Writing the Anti Hero


Anonymous asked: “Hi Lizard. What are your opinion on writing a good anti hero? What if I have a main character who’s motivations are selfish and methods are deplorable and still want people to root for them?”

I get questions about anti heroes all the time and I think sometimes people forget what an anti hero is. Anti heroes are simple heroes that seem to lack heroic qualities though are thrust into this role anyway.

This means that sometimes they are flawed, sometimes they don’t look the part of the hero, they might be a bundle of nerves and stress in the face of danger, or morally ambiguous. I just read Libba Bray’s The Diviners and its protagonist Evie O’Neill is definitely an anti hero. She’s a young, glib flapper-girl who loves to party. She’s a bit ditzy and silly and even selfish at times. She’s not particularly a good friend or considerate person but she’s not heartless. As you read, she feels like a protagonist and like a hero, but here and there you see instances where she disobeys her Uncle to go out partying or says something selfish to her friend Mabel. She’s not perfect – far from it – though she would be unlikely to admit it. She tries to do the right thing in times when it matters, and she often does, but that’s never a given. She’s mostly good and I think that’s an important distinction.  

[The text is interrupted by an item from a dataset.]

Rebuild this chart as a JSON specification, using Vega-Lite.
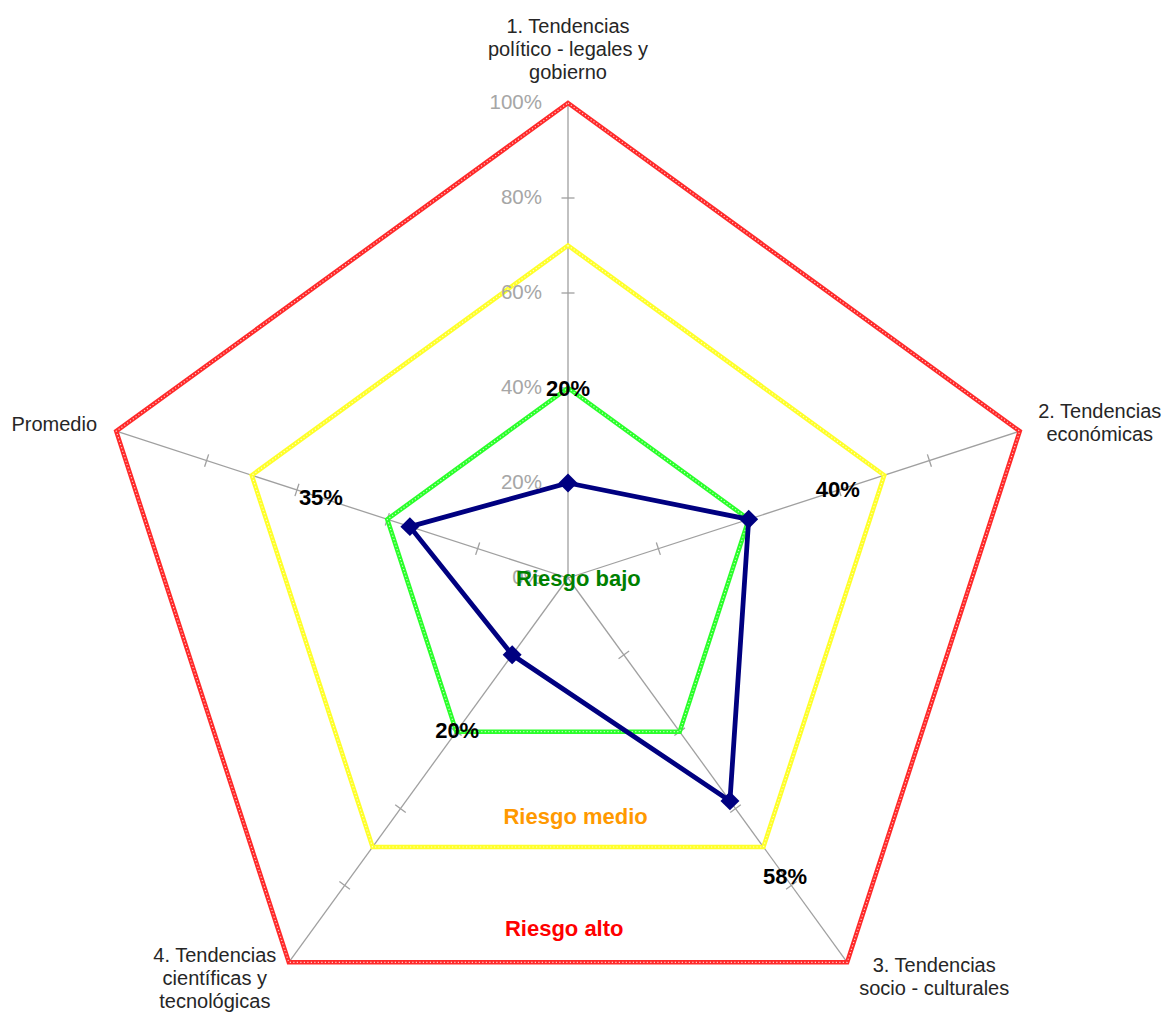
{
  "$schema": "https://vega.github.io/schema/vega-lite/v6.json",
  "width": 1167,
  "height": 1013,
  "autosize": "none",
  "padding": 0,
  "background": "white",
  "config": {
    "view": {"stroke": null},
    "text": {"font": "Liberation Sans"}
  },
  "datasets": {
    "axes": [
      {"k": 0, "name": "1. Tendencias\npolítico - legales y\ngobierno"},
      {"k": 1, "name": "2. Tendencias\neconómicas"},
      {"k": 2, "name": "3. Tendencias\nsocio - culturales"},
      {"k": 3, "name": "4. Tendencias\ncientíficas y\ntecnológicas"},
      {"k": 4, "name": "Promedio"}
    ],
    "zones": [
      {"zone": "Riesgo alto", "k": 0, "value": 1.0},
      {"zone": "Riesgo alto", "k": 1, "value": 1.0},
      {"zone": "Riesgo alto", "k": 2, "value": 1.0},
      {"zone": "Riesgo alto", "k": 3, "value": 1.0},
      {"zone": "Riesgo alto", "k": 4, "value": 1.0},
      {"zone": "Riesgo medio", "k": 0, "value": 0.7},
      {"zone": "Riesgo medio", "k": 1, "value": 0.7},
      {"zone": "Riesgo medio", "k": 2, "value": 0.7},
      {"zone": "Riesgo medio", "k": 3, "value": 0.7},
      {"zone": "Riesgo medio", "k": 4, "value": 0.7},
      {"zone": "Riesgo bajo", "k": 0, "value": 0.4},
      {"zone": "Riesgo bajo", "k": 1, "value": 0.4},
      {"zone": "Riesgo bajo", "k": 2, "value": 0.4},
      {"zone": "Riesgo bajo", "k": 3, "value": 0.4},
      {"zone": "Riesgo bajo", "k": 4, "value": 0.4}
    ],
    "risk": [
      {"k": 0, "value": 0.20},
      {"k": 1, "value": 0.40},
      {"k": 2, "value": 0.58},
      {"k": 3, "value": 0.20},
      {"k": 4, "value": 0.35}
    ],
    "ticks": [
      {"k": 0, "r": 0.2}, {"k": 0, "r": 0.4}, {"k": 0, "r": 0.6}, {"k": 0, "r": 0.8},
      {"k": 1, "r": 0.2}, {"k": 1, "r": 0.4}, {"k": 1, "r": 0.6}, {"k": 1, "r": 0.8},
      {"k": 2, "r": 0.2}, {"k": 2, "r": 0.4}, {"k": 2, "r": 0.6}, {"k": 2, "r": 0.8},
      {"k": 3, "r": 0.2}, {"k": 3, "r": 0.4}, {"k": 3, "r": 0.6}, {"k": 3, "r": 0.8},
      {"k": 4, "r": 0.2}, {"k": 4, "r": 0.4}, {"k": 4, "r": 0.6}, {"k": 4, "r": 0.8}
    ],
    "grid": [
      {"pct": 0.0}, {"pct": 0.2}, {"pct": 0.4}, {"pct": 0.6}, {"pct": 0.8}, {"pct": 1.0}
    ],
    "zoneNames": [
      {"zone": "Riesgo bajo"},
      {"zone": "Riesgo medio"},
      {"zone": "Riesgo alto"}
    ]
  },
  "encoding": {
    "x": {"field": "x", "type": "quantitative", "scale": {"domain": [-1.19579, 1.26105], "nice": false, "zero": false}, "axis": null},
    "y": {"field": "y", "type": "quantitative", "scale": {"domain": [-0.91579, 1.21684], "nice": false, "zero": false}, "axis": null}
  },
  "layer": [
    {
      "data": {"name": "axes"},
      "transform": [
        {"calculate": "PI/2 - datum.k*2*PI/5", "as": "theta"},
        {"calculate": "cos(datum.theta)", "as": "x"},
        {"calculate": "sin(datum.theta)", "as": "y"},
        {"calculate": "0", "as": "x0"},
        {"calculate": "0", "as": "y0"}
      ],
      "mark": {"type": "rule", "color": "#a0a0a0", "strokeWidth": 1.3},
      "encoding": {
        "x2": {"field": "x0"},
        "y2": {"field": "y0"}
      }
    },
    {
      "data": {"name": "ticks"},
      "transform": [
        {"calculate": "PI/2 - datum.k*2*PI/5", "as": "theta"},
        {"calculate": "datum.r*cos(datum.theta)", "as": "x"},
        {"calculate": "datum.r*sin(datum.theta)", "as": "y"},
        {"calculate": "datum.k*72", "as": "rot"}
      ],
      "mark": {"type": "point", "shape": "M -1 0 L 1 0", "filled": false, "stroke": "#a0a0a0", "strokeWidth": 1.3, "size": 170, "opacity": 1},
      "encoding": {
        "angle": {"field": "rot", "type": "quantitative", "scale": null}
      }
    },
    {
      "data": {"name": "zones"},
      "transform": [
        {"calculate": "PI/2 - datum.k*2*PI/5", "as": "theta"},
        {"calculate": "datum.value*cos(datum.theta)", "as": "x"},
        {"calculate": "datum.value*sin(datum.theta)", "as": "y"}
      ],
      "mark": {"type": "line", "interpolate": "linear-closed", "strokeWidth": 4.5, "strokeJoin": "miter"},
      "encoding": {
        "color": {"field": "zone", "type": "nominal", "scale": {"domain": ["Riesgo alto", "Riesgo medio", "Riesgo bajo"], "range": ["#ff2a2a", "#ffff2a", "#2aff2a"]}, "legend": null},
        "order": {"field": "k", "type": "quantitative"}
      }
    },
    {
      "data": {"name": "zones"},
      "transform": [
        {"calculate": "PI/2 - datum.k*2*PI/5", "as": "theta"},
        {"calculate": "datum.value*cos(datum.theta)", "as": "x"},
        {"calculate": "datum.value*sin(datum.theta)", "as": "y"}
      ],
      "mark": {"type": "line", "interpolate": "linear-closed", "strokeWidth": 1.2, "strokeDash": [1.2, 2.3], "color": "#ffffff", "opacity": 0.75},
      "encoding": {
        "detail": {"field": "zone", "type": "nominal"},
        "order": {"field": "k", "type": "quantitative"}
      }
    },
    {
      "data": {"name": "risk"},
      "transform": [
        {"calculate": "PI/2 - datum.k*2*PI/5", "as": "theta"},
        {"calculate": "datum.value*cos(datum.theta)", "as": "x"},
        {"calculate": "datum.value*sin(datum.theta)", "as": "y"}
      ],
      "mark": {"type": "line", "interpolate": "linear-closed", "strokeWidth": 4.8, "color": "#000080"},
      "encoding": {
        "order": {"field": "k", "type": "quantitative"}
      }
    },
    {
      "data": {"name": "risk"},
      "transform": [
        {"calculate": "PI/2 - datum.k*2*PI/5", "as": "theta"},
        {"calculate": "datum.value*cos(datum.theta)", "as": "x"},
        {"calculate": "datum.value*sin(datum.theta)", "as": "y"}
      ],
      "mark": {"type": "point", "shape": "diamond", "filled": true, "color": "#000080", "size": 360, "opacity": 1}
    },
    {
      "data": {"name": "risk"},
      "transform": [
        {"calculate": "PI/2 - datum.k*2*PI/5", "as": "theta"},
        {"calculate": "(datum.value + 0.197)*cos(datum.theta)", "as": "x"},
        {"calculate": "(datum.value + 0.197)*sin(datum.theta)", "as": "y"}
      ],
      "mark": {"type": "text", "fontSize": 22, "fontWeight": "bold", "color": "#000000", "align": "center", "baseline": "middle"},
      "encoding": {
        "text": {"field": "value", "type": "quantitative", "format": ".0%"}
      }
    },
    {
      "data": {"name": "grid"},
      "transform": [
        {"calculate": "0", "as": "x"},
        {"calculate": "datum.pct", "as": "y"}
      ],
      "mark": {"type": "text", "fontSize": 20.5, "color": "#a6a6a6", "align": "right", "baseline": "middle", "dx": -26},
      "encoding": {
        "text": {"field": "pct", "type": "quantitative", "format": ".0%"}
      }
    },
    {
      "data": {"name": "axes"},
      "transform": [
        {"filter": "datum.k == 0"},
        {"calculate": "0", "as": "x"},
        {"calculate": "1", "as": "y"}
      ],
      "mark": {"type": "text", "fontSize": 20, "color": "#262626", "align": "center", "baseline": "middle", "lineBreak": "\n", "lineHeight": 23, "dx": 0, "dy": -76},
      "encoding": {"text": {"field": "name"}}
    },
    {
      "data": {"name": "axes"},
      "transform": [
        {"filter": "datum.k == 1"},
        {"calculate": "cos(PI/2 - 2*PI/5)", "as": "x"},
        {"calculate": "sin(PI/2 - 2*PI/5)", "as": "y"}
      ],
      "mark": {"type": "text", "fontSize": 20, "color": "#262626", "align": "center", "baseline": "middle", "lineBreak": "\n", "lineHeight": 23, "dx": 80, "dy": -19},
      "encoding": {"text": {"field": "name"}}
    },
    {
      "data": {"name": "axes"},
      "transform": [
        {"filter": "datum.k == 2"},
        {"calculate": "cos(PI/2 - 4*PI/5)", "as": "x"},
        {"calculate": "sin(PI/2 - 4*PI/5)", "as": "y"}
      ],
      "mark": {"type": "text", "fontSize": 20, "color": "#262626", "align": "center", "baseline": "middle", "lineBreak": "\n", "lineHeight": 23, "dx": 87, "dy": 4},
      "encoding": {"text": {"field": "name"}}
    },
    {
      "data": {"name": "axes"},
      "transform": [
        {"filter": "datum.k == 3"},
        {"calculate": "cos(PI/2 - 6*PI/5)", "as": "x"},
        {"calculate": "sin(PI/2 - 6*PI/5)", "as": "y"}
      ],
      "mark": {"type": "text", "fontSize": 20, "color": "#262626", "align": "center", "baseline": "middle", "lineBreak": "\n", "lineHeight": 23, "dx": -74, "dy": -6},
      "encoding": {"text": {"field": "name"}}
    },
    {
      "data": {"name": "axes"},
      "transform": [
        {"filter": "datum.k == 4"},
        {"calculate": "cos(PI/2 - 8*PI/5)", "as": "x"},
        {"calculate": "sin(PI/2 - 8*PI/5)", "as": "y"}
      ],
      "mark": {"type": "text", "fontSize": 20, "color": "#262626", "align": "center", "baseline": "middle", "lineBreak": "\n", "lineHeight": 23, "dx": -62, "dy": -6},
      "encoding": {"text": {"field": "name"}}
    },
    {
      "data": {"name": "zoneNames"},
      "transform": [
        {"filter": "datum.zone == 'Riesgo bajo'"},
        {"calculate": "0.022", "as": "x"},
        {"calculate": "-0.002", "as": "y"}
      ],
      "mark": {"type": "text", "fontSize": 22, "fontWeight": "bold", "color": "#008000", "align": "center", "baseline": "middle"},
      "encoding": {"text": {"field": "zone"}}
    },
    {
      "data": {"name": "zoneNames"},
      "transform": [
        {"filter": "datum.zone == 'Riesgo medio'"},
        {"calculate": "0.016", "as": "x"},
        {"calculate": "-0.504", "as": "y"}
      ],
      "mark": {"type": "text", "fontSize": 22, "fontWeight": "bold", "color": "#ff9900", "align": "center", "baseline": "middle"},
      "encoding": {"text": {"field": "zone"}}
    },
    {
      "data": {"name": "zoneNames"},
      "transform": [
        {"filter": "datum.zone == 'Riesgo alto'"},
        {"calculate": "-0.008", "as": "x"},
        {"calculate": "-0.740", "as": "y"}
      ],
      "mark": {"type": "text", "fontSize": 22, "fontWeight": "bold", "color": "#ff0000", "align": "center", "baseline": "middle"},
      "encoding": {"text": {"field": "zone"}}
    }
  ]
}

The thing is anti heroes are not always going to be the most likable people if they are the kind of protagonist who does the wrong thing. It’s a given. Not every reader will love them because of that, but for the right reader, it’s great. Holden Caulfield is a quintessential anti hero. And just about half the people who read The Catcher in the Rye hate it because of him. Growing up, it was one of my favorite books, but I was one of those right readers for it. I found his flaws relatable and his faults human. Again, he was mostly good. 

 Other examples include Lisbeth Salander from Stieg Larsson’s The Millennium Trilogy and Winston Smith from Orwell’s 1984. 

When setting out to write an anti hero, I think most of the mistakes come in overdoing it with the character’s bad behavior. A lot of the time now I think when people think anti hero, they think Breaking Bad’s Walter White and I hate to break it to you, but Walter White is not an anti hero. Within a few seasons, he’s not a hero anymore. He’s just bad. So he can’t be an anti hero. Let’s not debate this. There are other interesting things that go on with his character arc, but if you want to write a character like that, it’s a different conversation. 

Anti heroes are still heroes. There’s even a whole different category for the heroes that fail and their flaw results in a horrible demise (ie: tragic heroes, Hamlets of the world). So, you have to remember that. They often want to save the day at least on some level. They usually are more good than evil and even when they’re evil, the thing I see most is their bad deeds are relatable bad deeds. They might not do the right thing but they do the human thing, the easy thing, the understandable thing instead. 

That’s not a rule across the board though. Dexter Morgan from the TV series Dexter is an anti hero. He’s a serial killer. He kills people. That is a really bad evil, but at the same time, he has a strict moral code. He kills other serial killers, which is a little bit better. He’s a bit of a vigilante. At the same time, he likes kids. He’s nice to people in his daily life even if he doesn’t especially like them. He is kind of a good guy at the end of the day, even if he happens to also be a serial killer. The fun with this is that there’s a sense of humor. We see into his head and his logic which is framed with comedy so we can more fully see the begrudgingly good side of his personality. 

In the end, I think no matter what you’re writing, write it to the best of your abilities. Terms like anti hero, tragic hero, hero, etc. don’t matter all that much to the reader as they’re reading the story, it’s all about writing interesting an interesting story however that may be.